Another bite, and then another.
Yes.
This is a good thing to do. It occurred to me that artichokes and chickpeas have common Mediterranean roots, so pairing them is natural.
Next time I'm going to make my own hummus, though.

Wednesday, March 05, 2008

Code Yellow in My Backyard

Spring, not yet arrived, is crashing.
The Meyer lemons, once so robust and plump, are getting soft. One has rotted on the tree. Yeeps. Time to use them wisely.
And the daffodils, a "gift" from the previous owners of this ancient property, sprang up unannounced, and are now browning around the edges. They don't last well cut in a vase, so I'll let them meet their maker au naturel.
It's super sunny outside, another yellow gift, and very near time to get serious about planting.
We are *thisclose* to putting the artichokes in the front yard. All dug out and ready to go, tomorrow. Still plotting the sun patterns. Which will change, but as these are perennials, we want to give them the most UVs year-round.
Speaking of artichokes, we had a most amazing lunch.
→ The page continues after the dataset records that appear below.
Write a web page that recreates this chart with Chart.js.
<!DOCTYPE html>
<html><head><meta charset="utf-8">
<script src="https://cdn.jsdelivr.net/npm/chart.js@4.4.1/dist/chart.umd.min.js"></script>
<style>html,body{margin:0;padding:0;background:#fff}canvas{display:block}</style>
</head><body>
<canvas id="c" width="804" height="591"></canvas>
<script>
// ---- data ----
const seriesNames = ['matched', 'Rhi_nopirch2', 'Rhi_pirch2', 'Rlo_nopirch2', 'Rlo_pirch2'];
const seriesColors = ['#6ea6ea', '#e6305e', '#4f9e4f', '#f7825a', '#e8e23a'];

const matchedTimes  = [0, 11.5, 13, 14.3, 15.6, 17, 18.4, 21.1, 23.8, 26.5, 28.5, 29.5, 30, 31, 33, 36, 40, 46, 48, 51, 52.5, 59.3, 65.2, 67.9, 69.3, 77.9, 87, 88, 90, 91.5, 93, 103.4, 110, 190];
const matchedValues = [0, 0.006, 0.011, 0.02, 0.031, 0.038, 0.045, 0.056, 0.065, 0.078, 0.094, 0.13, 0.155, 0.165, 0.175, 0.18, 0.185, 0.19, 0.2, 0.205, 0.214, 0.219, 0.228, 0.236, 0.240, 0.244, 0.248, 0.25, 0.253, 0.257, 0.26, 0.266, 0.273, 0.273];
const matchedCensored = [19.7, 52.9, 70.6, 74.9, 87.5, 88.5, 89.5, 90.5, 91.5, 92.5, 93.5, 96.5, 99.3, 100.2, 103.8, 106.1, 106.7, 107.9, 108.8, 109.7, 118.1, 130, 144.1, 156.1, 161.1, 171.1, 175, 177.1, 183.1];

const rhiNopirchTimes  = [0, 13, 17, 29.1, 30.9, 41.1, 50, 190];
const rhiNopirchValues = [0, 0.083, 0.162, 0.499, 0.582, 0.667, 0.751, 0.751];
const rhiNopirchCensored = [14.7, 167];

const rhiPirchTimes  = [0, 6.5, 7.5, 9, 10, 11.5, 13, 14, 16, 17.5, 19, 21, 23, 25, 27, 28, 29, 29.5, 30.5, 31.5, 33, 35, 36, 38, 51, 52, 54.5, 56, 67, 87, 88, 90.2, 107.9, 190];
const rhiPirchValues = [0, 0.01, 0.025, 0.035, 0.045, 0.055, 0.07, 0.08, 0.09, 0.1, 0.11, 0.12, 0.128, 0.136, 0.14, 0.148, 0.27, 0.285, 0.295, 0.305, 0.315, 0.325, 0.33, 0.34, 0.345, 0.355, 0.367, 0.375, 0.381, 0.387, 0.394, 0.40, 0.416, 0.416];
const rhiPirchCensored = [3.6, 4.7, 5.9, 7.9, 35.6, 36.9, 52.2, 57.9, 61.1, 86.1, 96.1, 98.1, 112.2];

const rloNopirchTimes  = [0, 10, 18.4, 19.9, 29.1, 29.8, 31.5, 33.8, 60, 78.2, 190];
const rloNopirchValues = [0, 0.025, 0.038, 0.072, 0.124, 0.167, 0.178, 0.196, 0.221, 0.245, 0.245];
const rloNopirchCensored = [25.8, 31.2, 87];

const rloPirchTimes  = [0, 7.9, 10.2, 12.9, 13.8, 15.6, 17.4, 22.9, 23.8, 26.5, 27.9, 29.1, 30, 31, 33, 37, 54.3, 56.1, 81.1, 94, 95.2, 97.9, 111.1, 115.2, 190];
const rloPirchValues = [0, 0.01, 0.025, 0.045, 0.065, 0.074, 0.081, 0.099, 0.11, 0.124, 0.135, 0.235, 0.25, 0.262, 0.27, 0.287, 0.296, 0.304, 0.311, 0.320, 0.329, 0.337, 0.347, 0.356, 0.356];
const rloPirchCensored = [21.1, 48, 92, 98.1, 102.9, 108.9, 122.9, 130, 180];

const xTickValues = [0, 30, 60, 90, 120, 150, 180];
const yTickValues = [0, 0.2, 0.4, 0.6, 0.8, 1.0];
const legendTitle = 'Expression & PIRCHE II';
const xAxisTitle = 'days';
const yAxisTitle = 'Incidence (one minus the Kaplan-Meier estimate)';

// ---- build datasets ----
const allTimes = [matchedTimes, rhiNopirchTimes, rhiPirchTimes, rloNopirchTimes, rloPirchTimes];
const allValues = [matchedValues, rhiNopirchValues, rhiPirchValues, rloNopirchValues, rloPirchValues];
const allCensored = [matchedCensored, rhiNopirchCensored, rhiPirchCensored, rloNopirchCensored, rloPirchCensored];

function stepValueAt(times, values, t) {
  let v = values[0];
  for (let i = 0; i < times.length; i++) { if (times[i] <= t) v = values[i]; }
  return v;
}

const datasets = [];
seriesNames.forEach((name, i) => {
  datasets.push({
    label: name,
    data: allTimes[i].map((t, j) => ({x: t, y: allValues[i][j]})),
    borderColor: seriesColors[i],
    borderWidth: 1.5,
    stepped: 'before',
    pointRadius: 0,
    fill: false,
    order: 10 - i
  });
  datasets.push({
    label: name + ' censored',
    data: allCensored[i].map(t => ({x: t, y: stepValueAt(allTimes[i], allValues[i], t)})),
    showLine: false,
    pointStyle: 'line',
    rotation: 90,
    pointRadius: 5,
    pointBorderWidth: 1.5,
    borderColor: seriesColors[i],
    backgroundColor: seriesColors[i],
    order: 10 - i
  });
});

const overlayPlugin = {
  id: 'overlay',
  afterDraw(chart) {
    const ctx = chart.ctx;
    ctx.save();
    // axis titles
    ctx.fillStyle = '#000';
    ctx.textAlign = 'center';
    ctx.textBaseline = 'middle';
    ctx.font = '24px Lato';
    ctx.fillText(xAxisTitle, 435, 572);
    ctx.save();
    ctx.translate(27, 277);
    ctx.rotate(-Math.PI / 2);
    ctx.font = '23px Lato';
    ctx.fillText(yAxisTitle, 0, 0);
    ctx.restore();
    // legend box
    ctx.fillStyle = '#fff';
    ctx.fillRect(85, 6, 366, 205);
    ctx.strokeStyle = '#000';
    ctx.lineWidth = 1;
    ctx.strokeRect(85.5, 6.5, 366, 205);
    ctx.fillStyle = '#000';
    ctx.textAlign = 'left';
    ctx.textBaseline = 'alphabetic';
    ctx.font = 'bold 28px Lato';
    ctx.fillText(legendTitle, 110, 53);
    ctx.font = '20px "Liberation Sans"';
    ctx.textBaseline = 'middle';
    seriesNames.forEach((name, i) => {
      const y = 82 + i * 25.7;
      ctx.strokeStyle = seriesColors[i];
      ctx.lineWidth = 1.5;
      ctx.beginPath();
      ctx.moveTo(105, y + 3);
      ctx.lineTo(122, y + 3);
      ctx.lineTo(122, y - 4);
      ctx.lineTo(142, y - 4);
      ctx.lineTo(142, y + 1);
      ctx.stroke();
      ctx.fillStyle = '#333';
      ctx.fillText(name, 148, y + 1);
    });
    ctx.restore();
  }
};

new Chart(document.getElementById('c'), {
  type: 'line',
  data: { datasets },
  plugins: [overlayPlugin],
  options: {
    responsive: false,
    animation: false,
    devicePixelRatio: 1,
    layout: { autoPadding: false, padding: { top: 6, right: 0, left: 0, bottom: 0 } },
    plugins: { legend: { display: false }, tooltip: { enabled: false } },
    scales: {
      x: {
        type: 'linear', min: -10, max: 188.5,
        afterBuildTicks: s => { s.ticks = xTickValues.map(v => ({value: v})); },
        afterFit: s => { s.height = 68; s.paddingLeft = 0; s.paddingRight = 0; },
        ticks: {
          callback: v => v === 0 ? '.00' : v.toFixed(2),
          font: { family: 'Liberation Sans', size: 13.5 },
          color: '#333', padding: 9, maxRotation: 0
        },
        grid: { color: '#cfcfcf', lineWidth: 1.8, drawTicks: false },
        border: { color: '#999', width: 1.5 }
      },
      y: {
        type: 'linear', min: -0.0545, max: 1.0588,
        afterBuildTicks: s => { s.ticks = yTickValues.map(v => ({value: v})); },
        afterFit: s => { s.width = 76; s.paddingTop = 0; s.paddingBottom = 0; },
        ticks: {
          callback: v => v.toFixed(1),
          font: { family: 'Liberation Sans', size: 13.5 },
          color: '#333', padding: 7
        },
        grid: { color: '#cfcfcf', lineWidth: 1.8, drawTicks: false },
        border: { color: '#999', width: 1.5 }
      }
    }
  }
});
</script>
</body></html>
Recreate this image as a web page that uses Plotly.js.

Details to come.

Monday, March 03, 2008

You Lose Some, You Win Some

Slim pickin's, folks.
I trashed my entire photo library the other day, by accident. I don't want to talk about it.
I know some images are retrievable from the hard drive but I'm not getting any hints of the whereabouts of the nearly 1,300 pictures that vanished. Only some.
I do, however, still have a very recent photo of a dish I experimented with the other day.
Whew, talk about experimenting. I'd never used puff pastry before. Ever. I didn't know you could (should) roll it out, so it doesn't puff up into a caricature of itself in the oven. Lyle Lovett does dessert.
This was so simple. I lined two small glass dishes with (too much) puff pastry and placed smaller squares of puff pastry for tops on the baking sheet. Cooked it until puffy and brown. Let it cool a bit, then slathered it with homemade applesauce (sprinkled with salt and cinnamon), topped it with the little pieces of puff pastry. Then I laid a couple of thin strips of good cheddar on the mattress-like top crusts, put 'em back in the oven for a good melting, and then: Eat.
Verdict: Chewy and puffy. Needed to have been rolled out, and now I know. But it's a killer quick method.
Elsewhere. I can hardly bear to go near the TV or Internet for news. Too much Hillabama anxiety. Of course, I'm dying to know the outcome of Tuesday's voting. But it's only Monday morning, so I'll just hibernate until then.
Or maybe try tinkering with my hard drive. Darn.